[Entries with chart source code]
========

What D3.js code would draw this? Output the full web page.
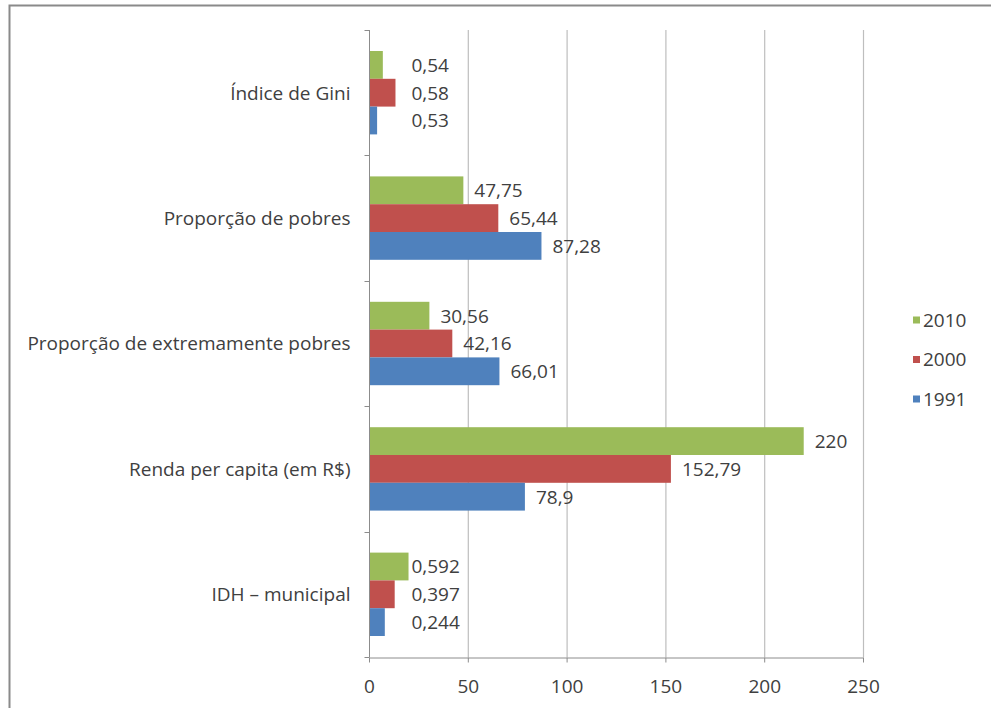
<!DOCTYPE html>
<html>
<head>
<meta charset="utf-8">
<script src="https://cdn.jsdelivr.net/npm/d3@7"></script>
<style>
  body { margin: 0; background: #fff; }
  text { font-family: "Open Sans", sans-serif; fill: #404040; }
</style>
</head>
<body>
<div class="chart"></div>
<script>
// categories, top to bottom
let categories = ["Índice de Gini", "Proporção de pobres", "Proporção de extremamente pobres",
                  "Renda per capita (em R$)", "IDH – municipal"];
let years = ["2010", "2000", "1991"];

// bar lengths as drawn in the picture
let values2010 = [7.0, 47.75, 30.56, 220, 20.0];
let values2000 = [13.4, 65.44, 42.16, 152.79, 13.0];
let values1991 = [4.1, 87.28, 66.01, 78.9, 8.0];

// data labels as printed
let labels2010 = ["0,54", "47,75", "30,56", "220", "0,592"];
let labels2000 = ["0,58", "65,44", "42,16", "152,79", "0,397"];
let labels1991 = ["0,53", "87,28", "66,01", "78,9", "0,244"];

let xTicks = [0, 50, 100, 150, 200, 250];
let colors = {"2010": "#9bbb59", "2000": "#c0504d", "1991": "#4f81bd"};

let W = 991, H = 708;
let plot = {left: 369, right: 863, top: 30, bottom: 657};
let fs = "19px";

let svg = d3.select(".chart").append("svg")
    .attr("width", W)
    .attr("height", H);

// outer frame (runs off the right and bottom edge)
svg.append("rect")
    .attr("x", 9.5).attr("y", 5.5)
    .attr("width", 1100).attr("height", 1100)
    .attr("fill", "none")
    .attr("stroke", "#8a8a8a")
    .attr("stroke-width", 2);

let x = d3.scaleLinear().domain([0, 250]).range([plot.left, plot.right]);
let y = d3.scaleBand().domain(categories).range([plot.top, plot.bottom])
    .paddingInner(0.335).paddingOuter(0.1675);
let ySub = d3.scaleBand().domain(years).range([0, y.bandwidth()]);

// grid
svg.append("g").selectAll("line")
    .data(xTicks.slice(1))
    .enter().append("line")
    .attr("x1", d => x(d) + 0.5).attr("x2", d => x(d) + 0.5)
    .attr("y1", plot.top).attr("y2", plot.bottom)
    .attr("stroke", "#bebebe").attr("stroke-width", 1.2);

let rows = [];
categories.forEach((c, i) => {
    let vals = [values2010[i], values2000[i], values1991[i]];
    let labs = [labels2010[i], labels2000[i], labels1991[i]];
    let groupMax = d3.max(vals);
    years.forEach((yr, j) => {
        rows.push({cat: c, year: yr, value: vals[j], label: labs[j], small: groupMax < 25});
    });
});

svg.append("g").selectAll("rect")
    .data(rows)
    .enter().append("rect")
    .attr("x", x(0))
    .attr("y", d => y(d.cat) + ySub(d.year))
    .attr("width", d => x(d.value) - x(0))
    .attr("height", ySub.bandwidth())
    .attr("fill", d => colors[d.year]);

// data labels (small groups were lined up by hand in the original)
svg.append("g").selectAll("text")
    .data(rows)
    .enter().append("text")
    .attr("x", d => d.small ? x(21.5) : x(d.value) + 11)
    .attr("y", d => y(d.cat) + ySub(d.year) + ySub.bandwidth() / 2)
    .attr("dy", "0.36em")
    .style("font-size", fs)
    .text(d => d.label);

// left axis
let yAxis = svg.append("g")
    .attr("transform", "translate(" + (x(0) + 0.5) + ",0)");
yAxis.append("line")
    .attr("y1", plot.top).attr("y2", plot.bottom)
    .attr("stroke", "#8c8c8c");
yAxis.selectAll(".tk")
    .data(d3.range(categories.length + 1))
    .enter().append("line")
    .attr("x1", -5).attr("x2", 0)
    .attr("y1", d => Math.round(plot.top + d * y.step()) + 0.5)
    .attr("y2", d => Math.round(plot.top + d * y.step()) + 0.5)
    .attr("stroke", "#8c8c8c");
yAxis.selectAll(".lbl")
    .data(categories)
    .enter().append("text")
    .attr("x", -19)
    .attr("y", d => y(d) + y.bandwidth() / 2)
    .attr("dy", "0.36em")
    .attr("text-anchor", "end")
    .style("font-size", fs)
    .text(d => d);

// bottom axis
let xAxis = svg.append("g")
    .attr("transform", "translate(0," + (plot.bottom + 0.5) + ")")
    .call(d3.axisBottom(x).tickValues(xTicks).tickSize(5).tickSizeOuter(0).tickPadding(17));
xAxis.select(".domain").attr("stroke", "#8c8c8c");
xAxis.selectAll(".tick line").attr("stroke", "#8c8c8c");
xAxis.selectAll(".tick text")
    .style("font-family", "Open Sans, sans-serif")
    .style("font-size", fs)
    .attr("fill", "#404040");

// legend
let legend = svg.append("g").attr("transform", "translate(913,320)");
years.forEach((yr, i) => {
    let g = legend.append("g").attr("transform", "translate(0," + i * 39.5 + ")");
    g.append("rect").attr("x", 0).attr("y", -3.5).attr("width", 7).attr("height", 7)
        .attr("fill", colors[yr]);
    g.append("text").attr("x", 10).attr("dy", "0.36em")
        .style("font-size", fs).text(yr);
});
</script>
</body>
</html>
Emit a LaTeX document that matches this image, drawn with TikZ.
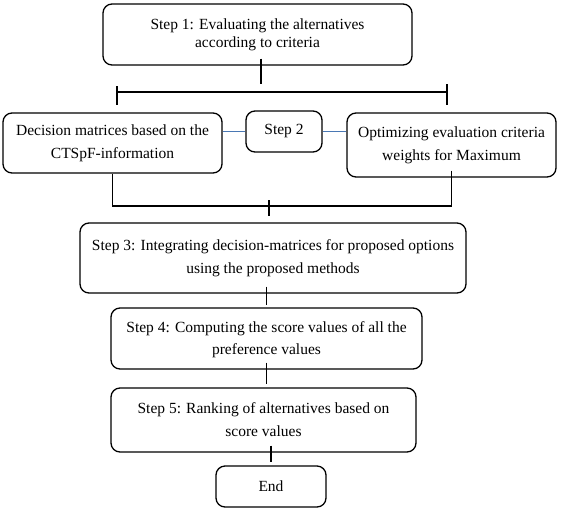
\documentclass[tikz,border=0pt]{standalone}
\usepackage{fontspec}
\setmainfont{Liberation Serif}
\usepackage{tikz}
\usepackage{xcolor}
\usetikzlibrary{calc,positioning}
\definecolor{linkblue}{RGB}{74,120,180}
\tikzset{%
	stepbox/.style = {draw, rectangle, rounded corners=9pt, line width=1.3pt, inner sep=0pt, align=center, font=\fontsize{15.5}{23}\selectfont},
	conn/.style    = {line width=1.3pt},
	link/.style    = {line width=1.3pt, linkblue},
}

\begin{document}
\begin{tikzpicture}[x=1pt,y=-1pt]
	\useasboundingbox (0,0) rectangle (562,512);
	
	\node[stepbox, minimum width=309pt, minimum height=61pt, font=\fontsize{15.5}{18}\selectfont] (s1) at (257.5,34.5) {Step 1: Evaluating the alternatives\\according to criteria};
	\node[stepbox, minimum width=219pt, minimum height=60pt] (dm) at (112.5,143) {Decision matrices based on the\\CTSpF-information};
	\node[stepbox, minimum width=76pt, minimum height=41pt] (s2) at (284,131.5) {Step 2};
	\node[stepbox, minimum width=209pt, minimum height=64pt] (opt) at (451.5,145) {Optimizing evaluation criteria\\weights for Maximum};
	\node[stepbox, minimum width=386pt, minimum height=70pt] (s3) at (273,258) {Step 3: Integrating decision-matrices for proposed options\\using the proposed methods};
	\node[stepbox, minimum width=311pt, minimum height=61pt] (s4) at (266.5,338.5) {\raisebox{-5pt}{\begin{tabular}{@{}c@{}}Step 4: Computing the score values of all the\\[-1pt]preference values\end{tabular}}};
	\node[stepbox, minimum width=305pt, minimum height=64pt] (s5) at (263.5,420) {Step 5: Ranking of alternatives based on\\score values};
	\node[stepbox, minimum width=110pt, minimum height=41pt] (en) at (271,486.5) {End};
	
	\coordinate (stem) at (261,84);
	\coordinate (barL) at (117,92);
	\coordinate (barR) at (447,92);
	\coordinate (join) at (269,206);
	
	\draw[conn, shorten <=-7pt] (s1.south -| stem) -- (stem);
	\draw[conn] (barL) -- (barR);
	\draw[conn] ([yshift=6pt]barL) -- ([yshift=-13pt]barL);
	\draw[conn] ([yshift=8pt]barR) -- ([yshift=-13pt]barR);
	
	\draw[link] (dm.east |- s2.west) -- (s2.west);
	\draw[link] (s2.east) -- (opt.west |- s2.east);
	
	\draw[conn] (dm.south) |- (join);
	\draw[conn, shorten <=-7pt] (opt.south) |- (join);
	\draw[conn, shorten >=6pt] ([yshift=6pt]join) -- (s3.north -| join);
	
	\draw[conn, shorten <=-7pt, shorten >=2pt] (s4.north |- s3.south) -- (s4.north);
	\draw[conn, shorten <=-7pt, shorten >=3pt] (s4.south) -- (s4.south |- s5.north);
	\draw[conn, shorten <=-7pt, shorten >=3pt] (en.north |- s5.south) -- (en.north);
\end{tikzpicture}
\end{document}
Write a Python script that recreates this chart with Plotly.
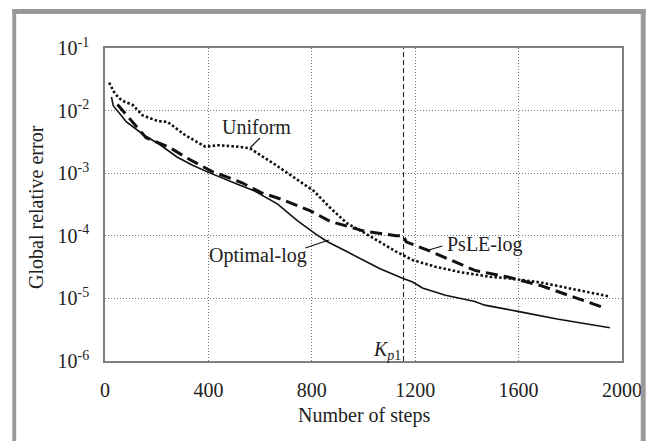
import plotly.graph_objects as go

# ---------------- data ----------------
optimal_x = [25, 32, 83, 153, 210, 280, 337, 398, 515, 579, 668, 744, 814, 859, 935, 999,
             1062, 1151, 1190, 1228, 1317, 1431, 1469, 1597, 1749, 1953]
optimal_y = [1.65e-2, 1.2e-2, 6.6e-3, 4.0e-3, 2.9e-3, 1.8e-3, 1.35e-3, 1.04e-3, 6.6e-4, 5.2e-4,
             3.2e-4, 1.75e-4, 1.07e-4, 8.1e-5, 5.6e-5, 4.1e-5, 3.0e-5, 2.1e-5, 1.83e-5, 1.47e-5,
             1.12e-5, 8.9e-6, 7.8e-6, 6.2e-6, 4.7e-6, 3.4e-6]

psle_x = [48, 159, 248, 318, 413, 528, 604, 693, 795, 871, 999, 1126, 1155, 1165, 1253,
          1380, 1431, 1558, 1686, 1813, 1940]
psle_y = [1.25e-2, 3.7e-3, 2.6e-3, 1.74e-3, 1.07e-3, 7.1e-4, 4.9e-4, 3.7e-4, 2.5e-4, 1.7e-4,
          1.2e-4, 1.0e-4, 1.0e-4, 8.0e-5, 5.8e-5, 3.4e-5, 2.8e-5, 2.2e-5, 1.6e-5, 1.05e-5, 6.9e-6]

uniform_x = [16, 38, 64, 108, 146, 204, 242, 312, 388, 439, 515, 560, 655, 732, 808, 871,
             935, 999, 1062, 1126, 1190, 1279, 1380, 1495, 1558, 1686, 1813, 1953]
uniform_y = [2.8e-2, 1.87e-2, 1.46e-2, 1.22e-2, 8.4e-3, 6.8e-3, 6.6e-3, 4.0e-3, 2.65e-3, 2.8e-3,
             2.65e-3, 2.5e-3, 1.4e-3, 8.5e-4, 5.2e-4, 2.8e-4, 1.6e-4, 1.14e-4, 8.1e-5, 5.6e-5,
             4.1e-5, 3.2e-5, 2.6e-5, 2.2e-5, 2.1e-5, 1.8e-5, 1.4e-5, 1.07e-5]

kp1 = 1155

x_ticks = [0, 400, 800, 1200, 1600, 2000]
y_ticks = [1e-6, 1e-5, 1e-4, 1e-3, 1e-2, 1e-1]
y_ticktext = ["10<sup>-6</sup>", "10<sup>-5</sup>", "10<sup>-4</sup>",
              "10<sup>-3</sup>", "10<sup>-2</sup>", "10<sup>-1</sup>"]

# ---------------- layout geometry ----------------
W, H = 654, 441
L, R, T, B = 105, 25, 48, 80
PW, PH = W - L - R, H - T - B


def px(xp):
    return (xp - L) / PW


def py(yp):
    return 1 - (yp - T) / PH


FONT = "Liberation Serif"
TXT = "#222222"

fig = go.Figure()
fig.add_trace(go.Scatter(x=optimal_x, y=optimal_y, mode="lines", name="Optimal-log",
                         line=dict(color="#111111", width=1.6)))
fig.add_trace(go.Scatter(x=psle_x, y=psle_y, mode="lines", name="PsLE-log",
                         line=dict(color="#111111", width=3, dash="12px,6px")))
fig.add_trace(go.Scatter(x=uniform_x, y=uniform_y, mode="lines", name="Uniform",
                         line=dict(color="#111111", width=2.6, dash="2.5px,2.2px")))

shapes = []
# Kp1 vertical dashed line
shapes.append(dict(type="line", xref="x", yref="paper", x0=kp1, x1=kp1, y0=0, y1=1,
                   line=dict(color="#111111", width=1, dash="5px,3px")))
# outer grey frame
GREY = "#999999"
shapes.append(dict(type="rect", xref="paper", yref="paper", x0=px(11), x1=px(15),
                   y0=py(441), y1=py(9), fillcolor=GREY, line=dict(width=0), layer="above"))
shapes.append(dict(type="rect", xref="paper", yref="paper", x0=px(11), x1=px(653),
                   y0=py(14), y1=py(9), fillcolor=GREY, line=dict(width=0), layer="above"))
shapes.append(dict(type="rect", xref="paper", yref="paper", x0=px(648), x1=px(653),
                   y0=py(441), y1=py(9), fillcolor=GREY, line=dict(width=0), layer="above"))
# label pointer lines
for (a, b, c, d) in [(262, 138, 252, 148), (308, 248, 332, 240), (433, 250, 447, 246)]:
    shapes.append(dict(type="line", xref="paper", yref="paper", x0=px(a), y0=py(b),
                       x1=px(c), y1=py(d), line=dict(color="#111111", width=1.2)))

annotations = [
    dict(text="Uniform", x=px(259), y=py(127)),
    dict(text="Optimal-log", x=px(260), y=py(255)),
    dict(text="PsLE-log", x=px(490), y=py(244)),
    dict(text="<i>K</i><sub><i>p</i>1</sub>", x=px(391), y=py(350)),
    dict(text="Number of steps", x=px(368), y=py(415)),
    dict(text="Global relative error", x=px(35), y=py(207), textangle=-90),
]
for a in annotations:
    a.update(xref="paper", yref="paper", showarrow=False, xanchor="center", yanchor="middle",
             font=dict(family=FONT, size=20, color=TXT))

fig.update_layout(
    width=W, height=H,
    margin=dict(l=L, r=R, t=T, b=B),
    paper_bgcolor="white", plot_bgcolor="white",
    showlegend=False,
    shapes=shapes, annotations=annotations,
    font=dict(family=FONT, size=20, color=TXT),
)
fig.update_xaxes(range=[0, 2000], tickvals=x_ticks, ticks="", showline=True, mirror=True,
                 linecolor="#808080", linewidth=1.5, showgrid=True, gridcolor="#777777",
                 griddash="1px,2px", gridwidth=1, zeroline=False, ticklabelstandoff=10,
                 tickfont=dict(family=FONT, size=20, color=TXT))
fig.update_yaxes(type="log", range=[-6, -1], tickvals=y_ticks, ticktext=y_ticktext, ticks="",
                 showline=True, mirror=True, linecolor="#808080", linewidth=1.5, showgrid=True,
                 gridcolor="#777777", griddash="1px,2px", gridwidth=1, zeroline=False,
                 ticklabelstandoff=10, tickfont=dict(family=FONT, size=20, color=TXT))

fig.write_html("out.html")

========

Exercise goal:
In the listing above, find the line containing "Emit a LaTeX" and the line containing "(0,0) rectangle (562,512);", then return both of them and every line between, exactly, without pictures.

Task response:
Emit a LaTeX document that matches this image, drawn with TikZ.
\documentclass[tikz,border=0pt]{standalone}
\usepackage{fontspec}
\setmainfont{Liberation Serif}
\usepackage{tikz}
\usepackage{xcolor}
\usetikzlibrary{calc,positioning}
\definecolor{linkblue}{RGB}{74,120,180}
\tikzset{%
	stepbox/.style = {draw, rectangle, rounded corners=9pt, line width=1.3pt, inner sep=0pt, align=center, font=\fontsize{15.5}{23}\selectfont},
	conn/.style    = {line width=1.3pt},
	link/.style    = {line width=1.3pt, linkblue},
}

\begin{document}
\begin{tikzpicture}[x=1pt,y=-1pt]
	\useasboundingbox (0,0) rectangle (562,512);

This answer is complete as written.